Written task -
Lift out all lines below that contain "diagram".

[Start of The records]

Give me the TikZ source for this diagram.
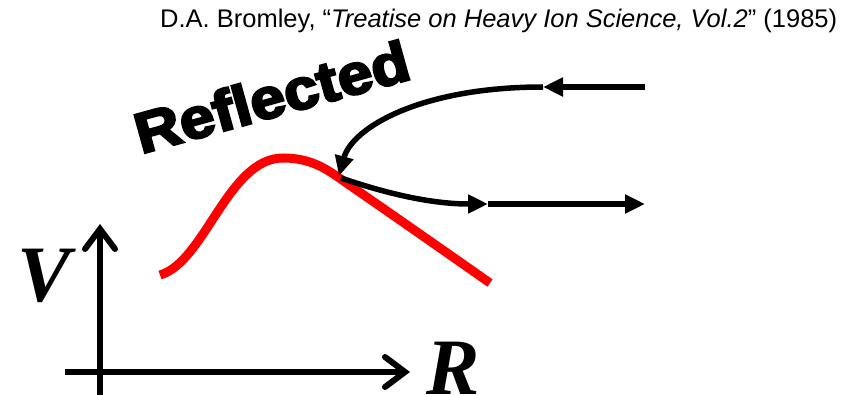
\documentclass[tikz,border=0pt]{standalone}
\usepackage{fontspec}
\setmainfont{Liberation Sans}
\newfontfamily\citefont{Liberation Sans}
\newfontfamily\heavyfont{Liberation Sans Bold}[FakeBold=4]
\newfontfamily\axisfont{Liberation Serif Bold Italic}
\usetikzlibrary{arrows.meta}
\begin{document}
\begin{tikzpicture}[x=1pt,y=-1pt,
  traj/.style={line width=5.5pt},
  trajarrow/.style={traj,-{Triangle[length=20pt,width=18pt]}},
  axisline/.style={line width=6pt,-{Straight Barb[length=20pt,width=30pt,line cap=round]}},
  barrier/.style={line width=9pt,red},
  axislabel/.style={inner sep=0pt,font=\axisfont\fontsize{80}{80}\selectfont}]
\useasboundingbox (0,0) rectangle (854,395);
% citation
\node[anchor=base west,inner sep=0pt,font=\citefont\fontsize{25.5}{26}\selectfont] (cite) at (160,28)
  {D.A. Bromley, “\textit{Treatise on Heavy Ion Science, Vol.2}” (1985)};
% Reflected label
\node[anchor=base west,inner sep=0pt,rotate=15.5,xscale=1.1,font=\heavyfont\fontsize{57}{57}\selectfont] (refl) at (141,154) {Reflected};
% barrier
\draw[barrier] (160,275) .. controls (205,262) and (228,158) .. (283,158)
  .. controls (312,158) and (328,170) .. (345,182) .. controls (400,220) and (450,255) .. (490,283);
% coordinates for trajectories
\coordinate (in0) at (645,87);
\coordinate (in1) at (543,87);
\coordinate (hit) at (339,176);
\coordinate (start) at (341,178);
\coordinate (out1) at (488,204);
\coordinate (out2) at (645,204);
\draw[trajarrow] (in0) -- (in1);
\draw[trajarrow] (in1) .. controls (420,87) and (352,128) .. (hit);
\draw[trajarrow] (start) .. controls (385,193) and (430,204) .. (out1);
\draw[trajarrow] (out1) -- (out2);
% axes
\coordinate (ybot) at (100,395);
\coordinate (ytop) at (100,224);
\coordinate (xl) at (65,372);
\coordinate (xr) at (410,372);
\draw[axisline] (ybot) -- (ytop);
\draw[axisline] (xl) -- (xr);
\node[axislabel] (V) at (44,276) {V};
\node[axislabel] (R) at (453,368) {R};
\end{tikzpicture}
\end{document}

[End of The records]
[Start of The records]

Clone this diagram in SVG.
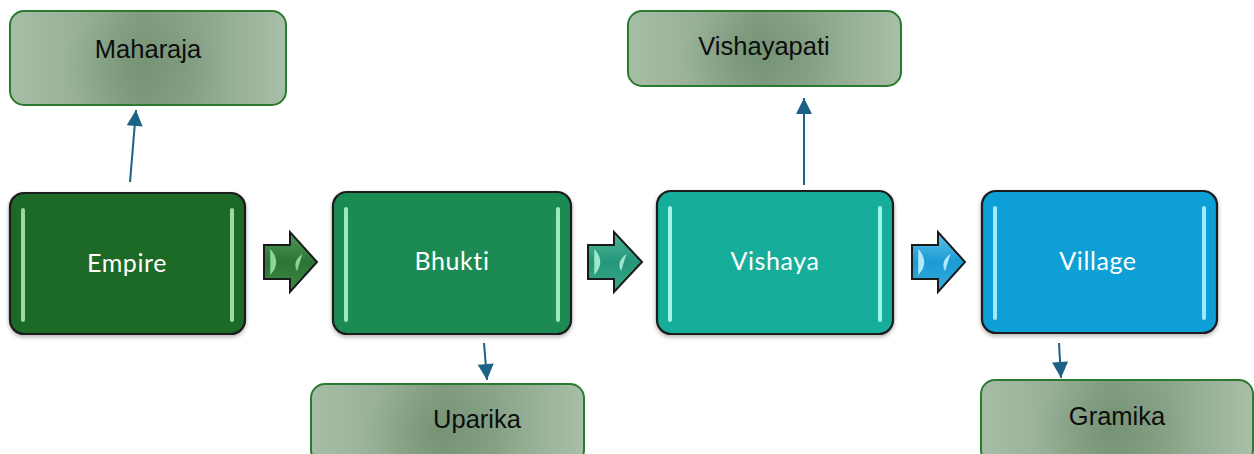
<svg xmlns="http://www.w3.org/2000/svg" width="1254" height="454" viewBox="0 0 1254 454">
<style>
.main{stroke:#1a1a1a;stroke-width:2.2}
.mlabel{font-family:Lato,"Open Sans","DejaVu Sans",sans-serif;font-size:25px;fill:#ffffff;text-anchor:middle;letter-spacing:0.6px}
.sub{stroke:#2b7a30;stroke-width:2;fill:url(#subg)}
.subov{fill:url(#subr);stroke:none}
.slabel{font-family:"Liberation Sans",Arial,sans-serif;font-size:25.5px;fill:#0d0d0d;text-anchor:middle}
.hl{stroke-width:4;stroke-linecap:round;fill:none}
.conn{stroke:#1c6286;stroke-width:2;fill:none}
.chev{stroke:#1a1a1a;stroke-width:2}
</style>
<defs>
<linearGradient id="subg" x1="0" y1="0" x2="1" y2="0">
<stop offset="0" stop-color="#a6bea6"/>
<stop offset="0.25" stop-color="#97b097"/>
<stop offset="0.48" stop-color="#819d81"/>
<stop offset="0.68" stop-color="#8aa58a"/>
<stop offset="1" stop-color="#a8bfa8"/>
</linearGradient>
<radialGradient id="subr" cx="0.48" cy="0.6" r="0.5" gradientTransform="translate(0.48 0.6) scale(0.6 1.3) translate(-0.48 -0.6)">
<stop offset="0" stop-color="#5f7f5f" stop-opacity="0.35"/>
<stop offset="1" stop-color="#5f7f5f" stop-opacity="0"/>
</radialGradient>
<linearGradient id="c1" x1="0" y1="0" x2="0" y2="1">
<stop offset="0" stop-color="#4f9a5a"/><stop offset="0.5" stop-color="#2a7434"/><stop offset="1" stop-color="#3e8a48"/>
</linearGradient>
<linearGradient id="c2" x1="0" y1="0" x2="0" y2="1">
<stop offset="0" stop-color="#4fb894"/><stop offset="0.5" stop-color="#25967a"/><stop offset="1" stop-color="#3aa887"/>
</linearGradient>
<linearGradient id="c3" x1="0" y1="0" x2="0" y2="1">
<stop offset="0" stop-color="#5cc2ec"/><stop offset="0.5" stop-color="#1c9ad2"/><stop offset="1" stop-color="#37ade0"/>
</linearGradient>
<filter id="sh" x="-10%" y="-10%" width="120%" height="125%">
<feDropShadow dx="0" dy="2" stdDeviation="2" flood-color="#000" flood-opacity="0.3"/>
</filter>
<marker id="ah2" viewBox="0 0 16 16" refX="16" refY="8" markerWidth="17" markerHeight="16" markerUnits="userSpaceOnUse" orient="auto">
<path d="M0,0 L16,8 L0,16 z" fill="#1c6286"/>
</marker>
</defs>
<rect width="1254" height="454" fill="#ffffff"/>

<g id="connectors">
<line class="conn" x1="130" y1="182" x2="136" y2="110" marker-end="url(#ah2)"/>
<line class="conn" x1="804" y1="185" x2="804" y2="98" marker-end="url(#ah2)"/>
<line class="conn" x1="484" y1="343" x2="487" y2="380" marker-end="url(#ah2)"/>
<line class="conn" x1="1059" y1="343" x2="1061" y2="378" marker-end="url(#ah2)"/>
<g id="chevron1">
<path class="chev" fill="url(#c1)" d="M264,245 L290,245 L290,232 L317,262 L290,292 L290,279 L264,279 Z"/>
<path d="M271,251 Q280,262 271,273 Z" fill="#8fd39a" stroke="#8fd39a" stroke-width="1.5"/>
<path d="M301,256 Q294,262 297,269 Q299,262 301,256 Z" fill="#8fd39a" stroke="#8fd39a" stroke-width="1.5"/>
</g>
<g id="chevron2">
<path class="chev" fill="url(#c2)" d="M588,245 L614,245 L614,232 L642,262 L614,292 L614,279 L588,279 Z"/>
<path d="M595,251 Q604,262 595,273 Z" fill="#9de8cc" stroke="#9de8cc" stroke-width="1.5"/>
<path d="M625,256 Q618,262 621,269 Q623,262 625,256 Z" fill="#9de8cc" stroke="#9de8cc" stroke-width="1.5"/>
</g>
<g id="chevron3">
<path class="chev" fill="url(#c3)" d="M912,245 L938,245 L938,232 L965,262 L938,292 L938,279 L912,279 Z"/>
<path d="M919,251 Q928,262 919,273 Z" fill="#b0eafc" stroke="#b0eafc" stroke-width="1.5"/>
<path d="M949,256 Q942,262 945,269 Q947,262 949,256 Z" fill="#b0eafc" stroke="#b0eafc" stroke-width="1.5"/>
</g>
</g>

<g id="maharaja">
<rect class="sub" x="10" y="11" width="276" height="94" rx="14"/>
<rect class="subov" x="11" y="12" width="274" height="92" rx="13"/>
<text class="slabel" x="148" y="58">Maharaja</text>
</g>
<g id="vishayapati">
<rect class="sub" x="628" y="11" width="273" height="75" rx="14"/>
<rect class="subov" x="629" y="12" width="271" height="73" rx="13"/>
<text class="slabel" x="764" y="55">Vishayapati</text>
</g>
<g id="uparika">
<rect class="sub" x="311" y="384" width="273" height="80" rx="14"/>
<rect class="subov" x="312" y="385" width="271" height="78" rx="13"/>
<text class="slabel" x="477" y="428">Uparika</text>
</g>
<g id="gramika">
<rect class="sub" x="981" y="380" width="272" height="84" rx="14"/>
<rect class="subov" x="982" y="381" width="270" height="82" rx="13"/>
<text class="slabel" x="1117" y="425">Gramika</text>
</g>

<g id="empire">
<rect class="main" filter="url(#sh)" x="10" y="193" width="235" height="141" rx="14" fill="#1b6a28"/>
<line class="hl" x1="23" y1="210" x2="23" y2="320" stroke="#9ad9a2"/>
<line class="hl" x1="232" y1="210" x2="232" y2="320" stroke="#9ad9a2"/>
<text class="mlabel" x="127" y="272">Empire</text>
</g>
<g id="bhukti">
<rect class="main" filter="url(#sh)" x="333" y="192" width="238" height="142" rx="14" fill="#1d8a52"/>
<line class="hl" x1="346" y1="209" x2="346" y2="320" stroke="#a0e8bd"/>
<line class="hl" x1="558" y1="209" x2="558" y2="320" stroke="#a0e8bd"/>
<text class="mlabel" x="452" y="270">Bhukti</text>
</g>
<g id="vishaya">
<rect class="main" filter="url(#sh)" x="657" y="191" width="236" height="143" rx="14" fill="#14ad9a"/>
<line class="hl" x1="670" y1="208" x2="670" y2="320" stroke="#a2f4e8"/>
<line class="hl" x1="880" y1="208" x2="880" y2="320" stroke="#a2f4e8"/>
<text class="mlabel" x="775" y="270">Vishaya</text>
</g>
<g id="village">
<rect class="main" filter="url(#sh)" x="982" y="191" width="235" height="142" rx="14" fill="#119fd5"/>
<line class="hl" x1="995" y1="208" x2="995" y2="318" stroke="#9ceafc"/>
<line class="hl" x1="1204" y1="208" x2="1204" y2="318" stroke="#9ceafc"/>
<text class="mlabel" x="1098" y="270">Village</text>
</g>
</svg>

[End of The records]
[Start of The records]

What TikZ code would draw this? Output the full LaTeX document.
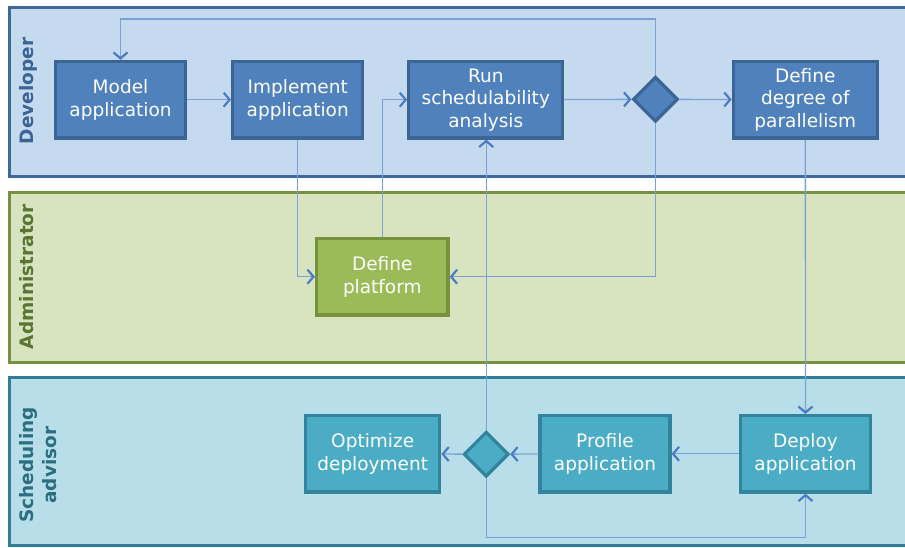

[End of The records]

Output below -
Give me the TikZ source for this diagram.
Clone this diagram in SVG.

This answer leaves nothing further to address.